= Alec MacGillis =

American journalist

Alec MacGillis is an American journalist whose work has appeared in newspapers, magazines, an on-line news source, and books. Currently, he is a senior reporter for ProPublica and an editor-at-large for the Baltimore Banner. MacGillis is a resident of Baltimore, Maryland.

==Career==
MacGillis’ father is Donald MacGillis, the former Boston Globe editorial writer and former executive editor of The Berkshire Eagle.

Alec MacGillis received a BA in history and English from Yale University. He has worked for six newspapers including The Baltimore Sun and The Washington Post. In 1997, he started working at The Brooklyn Paper. In 2011, he switched from newspaper journalism to writing for magazines. He wrote for The New Republic. In 2015, he began writing for Pro Publica.

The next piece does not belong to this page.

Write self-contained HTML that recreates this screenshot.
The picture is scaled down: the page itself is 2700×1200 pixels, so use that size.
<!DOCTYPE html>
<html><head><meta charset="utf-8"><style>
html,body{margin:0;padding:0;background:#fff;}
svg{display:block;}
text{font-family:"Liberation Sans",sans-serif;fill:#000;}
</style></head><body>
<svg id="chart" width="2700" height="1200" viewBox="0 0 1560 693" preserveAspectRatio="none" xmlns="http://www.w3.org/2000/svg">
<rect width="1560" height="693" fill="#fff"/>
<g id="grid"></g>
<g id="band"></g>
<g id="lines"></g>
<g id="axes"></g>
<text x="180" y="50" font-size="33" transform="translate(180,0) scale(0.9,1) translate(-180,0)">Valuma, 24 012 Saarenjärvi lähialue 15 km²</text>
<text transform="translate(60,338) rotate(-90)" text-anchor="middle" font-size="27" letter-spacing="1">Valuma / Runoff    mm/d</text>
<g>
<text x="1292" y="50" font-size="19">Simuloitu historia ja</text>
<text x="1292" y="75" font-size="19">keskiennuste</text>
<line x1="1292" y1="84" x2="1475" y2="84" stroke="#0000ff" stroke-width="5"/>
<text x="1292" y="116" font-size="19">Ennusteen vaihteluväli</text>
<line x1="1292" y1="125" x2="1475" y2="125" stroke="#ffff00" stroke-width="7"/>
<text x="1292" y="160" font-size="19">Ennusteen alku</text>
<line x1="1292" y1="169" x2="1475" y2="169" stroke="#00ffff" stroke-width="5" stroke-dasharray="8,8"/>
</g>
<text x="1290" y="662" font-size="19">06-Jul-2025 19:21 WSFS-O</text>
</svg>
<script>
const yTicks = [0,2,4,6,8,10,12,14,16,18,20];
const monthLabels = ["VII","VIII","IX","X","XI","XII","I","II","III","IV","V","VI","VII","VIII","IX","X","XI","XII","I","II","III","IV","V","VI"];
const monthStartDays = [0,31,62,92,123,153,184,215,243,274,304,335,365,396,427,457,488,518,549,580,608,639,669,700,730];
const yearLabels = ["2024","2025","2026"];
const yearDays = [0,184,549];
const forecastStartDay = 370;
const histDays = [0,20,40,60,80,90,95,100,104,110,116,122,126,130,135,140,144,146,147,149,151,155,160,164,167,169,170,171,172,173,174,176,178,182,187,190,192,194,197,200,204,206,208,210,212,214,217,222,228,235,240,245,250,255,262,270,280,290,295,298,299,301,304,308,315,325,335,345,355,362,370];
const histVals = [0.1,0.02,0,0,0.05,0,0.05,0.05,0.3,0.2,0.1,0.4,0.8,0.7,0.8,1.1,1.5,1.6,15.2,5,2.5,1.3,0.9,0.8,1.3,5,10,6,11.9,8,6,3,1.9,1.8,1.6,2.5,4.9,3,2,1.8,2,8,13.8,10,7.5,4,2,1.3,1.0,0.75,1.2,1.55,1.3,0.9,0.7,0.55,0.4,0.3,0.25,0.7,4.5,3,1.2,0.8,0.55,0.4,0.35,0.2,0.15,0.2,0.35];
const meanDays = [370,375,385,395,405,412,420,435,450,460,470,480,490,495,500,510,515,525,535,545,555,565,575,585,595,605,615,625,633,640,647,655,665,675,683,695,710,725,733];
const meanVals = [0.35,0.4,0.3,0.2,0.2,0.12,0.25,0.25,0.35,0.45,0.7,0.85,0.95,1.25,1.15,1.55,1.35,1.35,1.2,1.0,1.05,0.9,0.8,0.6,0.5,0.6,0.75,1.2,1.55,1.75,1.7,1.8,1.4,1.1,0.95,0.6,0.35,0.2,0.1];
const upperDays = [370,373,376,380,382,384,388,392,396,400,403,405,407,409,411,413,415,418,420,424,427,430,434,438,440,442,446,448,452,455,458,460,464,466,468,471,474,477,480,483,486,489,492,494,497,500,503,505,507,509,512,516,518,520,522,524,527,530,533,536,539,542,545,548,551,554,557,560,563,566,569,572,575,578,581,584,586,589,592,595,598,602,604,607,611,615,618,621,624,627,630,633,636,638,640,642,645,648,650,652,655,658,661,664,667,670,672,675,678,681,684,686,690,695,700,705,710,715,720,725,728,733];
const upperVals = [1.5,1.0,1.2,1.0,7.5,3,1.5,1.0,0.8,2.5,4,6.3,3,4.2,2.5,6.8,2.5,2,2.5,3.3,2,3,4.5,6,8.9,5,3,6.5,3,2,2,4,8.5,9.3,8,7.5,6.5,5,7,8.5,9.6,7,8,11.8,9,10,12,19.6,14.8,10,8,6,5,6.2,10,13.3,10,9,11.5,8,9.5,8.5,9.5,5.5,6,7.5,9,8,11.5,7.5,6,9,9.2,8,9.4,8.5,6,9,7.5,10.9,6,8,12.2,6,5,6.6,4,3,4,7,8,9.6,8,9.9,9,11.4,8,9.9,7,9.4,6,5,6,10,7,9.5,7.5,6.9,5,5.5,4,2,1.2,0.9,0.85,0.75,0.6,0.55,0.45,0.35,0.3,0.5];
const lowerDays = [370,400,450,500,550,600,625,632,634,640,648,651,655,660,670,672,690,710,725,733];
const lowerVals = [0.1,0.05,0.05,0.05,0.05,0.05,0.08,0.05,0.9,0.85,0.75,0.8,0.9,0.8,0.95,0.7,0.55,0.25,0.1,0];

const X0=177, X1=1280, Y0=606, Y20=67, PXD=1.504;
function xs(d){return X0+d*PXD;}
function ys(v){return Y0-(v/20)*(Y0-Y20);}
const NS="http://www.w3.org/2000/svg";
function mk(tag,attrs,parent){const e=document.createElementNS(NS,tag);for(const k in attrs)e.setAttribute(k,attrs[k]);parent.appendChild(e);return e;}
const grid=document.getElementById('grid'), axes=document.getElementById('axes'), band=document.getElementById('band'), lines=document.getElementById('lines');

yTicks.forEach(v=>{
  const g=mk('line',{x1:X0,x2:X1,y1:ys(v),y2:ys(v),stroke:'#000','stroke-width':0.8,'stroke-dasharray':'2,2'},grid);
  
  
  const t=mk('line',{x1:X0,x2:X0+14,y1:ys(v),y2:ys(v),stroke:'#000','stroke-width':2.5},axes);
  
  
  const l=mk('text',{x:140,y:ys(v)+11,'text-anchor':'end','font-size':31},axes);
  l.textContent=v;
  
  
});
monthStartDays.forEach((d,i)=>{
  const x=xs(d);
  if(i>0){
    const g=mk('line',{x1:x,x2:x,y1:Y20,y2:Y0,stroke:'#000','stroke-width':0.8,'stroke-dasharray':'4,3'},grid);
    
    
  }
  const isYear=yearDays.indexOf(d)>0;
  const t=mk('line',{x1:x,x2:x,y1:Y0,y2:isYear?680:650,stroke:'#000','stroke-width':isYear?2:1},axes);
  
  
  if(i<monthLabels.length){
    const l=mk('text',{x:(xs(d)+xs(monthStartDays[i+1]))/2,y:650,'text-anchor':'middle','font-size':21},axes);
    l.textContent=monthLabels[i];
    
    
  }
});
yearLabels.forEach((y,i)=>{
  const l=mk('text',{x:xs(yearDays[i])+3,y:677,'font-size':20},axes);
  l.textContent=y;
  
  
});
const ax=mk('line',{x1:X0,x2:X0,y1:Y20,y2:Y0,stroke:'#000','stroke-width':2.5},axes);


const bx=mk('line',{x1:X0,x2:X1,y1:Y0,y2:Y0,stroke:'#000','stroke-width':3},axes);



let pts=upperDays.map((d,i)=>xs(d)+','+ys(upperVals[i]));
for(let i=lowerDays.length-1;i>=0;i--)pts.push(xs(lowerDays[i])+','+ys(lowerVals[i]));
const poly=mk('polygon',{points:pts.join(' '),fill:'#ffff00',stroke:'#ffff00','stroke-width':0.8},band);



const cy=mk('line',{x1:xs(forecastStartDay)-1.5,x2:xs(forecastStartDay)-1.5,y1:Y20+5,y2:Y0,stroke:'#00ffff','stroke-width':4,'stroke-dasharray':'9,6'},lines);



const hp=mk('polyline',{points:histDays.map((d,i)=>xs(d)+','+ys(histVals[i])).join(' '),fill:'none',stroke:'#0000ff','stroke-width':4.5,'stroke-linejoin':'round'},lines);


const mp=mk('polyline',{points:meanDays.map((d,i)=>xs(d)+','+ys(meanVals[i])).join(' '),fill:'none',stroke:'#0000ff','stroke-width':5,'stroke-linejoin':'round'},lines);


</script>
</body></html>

MacGillis has also written several non-fiction books. In 2014, he published The Cynic: The Political Education of Mitch McConnell, a biography of Mitch McConnell. In 2021, MacGillis published Fulfillment: Winning and Losing in One-Click America.

==Awards and honors==
In 2016, MacGillis won the Toner Prize for Excellence in Political Reporting.

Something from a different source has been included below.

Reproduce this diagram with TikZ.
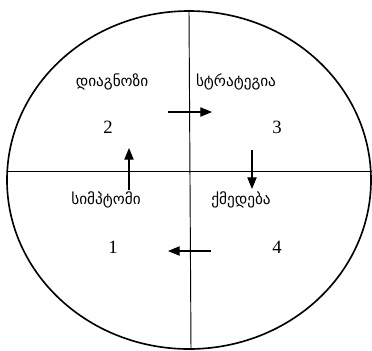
\documentclass[tikz,border=0pt]{standalone}
\usepackage{fontspec}
\setmainfont{Liberation Serif}
\newfontfamily\geofont[Script=Georgian]{DejaVu Sans}
\usetikzlibrary{arrows.meta}

\begin{document}
\begin{tikzpicture}[
    x=0.03cm, y=-0.03cm,
    word/.style={font=\geofont\fontsize{13}{15}\selectfont, inner sep=1pt},
    num/.style={font=\fontsize{16}{18}\selectfont, inner sep=1pt},
    flow/.style={-{Triangle[length=10pt, width=8pt]}, line width=0.9pt}
]
    \useasboundingbox (0,0) rectangle (372,350);

    % Circle and axes
    \draw[line width=1.4pt] (189,180) ellipse [x radius=182, y radius=169];
    \draw[line width=0.7pt] (7,171) -- (372,171);
    \draw[line width=0.8pt] (189,11) -- (191,350);

    % Labels
    \node[word] (diag) at (112,82) {დიაგნოზი};
    \node[word] (strat) at (236,82) {სტრატეგია};
    \node[word] (simpt) at (106,200) {სიმპტომი};
    \node[word] (qmed) at (241,200) {ქმედება};

    % Numbers
    \node[num] (n2) at (108,127) {2};
    \node[num] (n3) at (277,127) {3};
    \node[num] (n1) at (113,247) {1};
    \node[num] (n4) at (277,247) {4};

    % Arrow ends
    \coordinate (rA) at (168,112);
    \coordinate (rB) at (212,112);
    \coordinate (dA) at (252,150);
    \coordinate (dB) at (252,189);
    \coordinate (lA) at (211,251);
    \coordinate (lB) at (168,251);
    \coordinate (uA) at (129,190);
    \coordinate (uB) at (129,148);

    % Cycle arrows
    \draw[flow] (rA) -- (rB);
    \draw[flow] (dA) -- (dB);
    \draw[flow] (lA) -- (lB);
    \draw[flow] (uA) -- (uB);
\end{tikzpicture}
\end{document}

In 2017, MacGillis won the George Polk Award.

In 2017, MacGillis received the Elijah Parish Lovejoy Award for his body of reporting on a wide range of issues including corporate influence on public policy, and aspects of the opioid crisis.
The President of Colby college David A. Greene celebrated MacGillis for his “courageous and unyielding efforts to reveal truths that have been carefully shielded from public scrutiny.”

In 2017, MacGillis won the Topic of the Year award at the Scripps Howard Awards for his ProPublica story “The Breakdown" which was the culmination of spending 2016 exploring middle America to understand "the mounting wave of discontent, frustration and anger."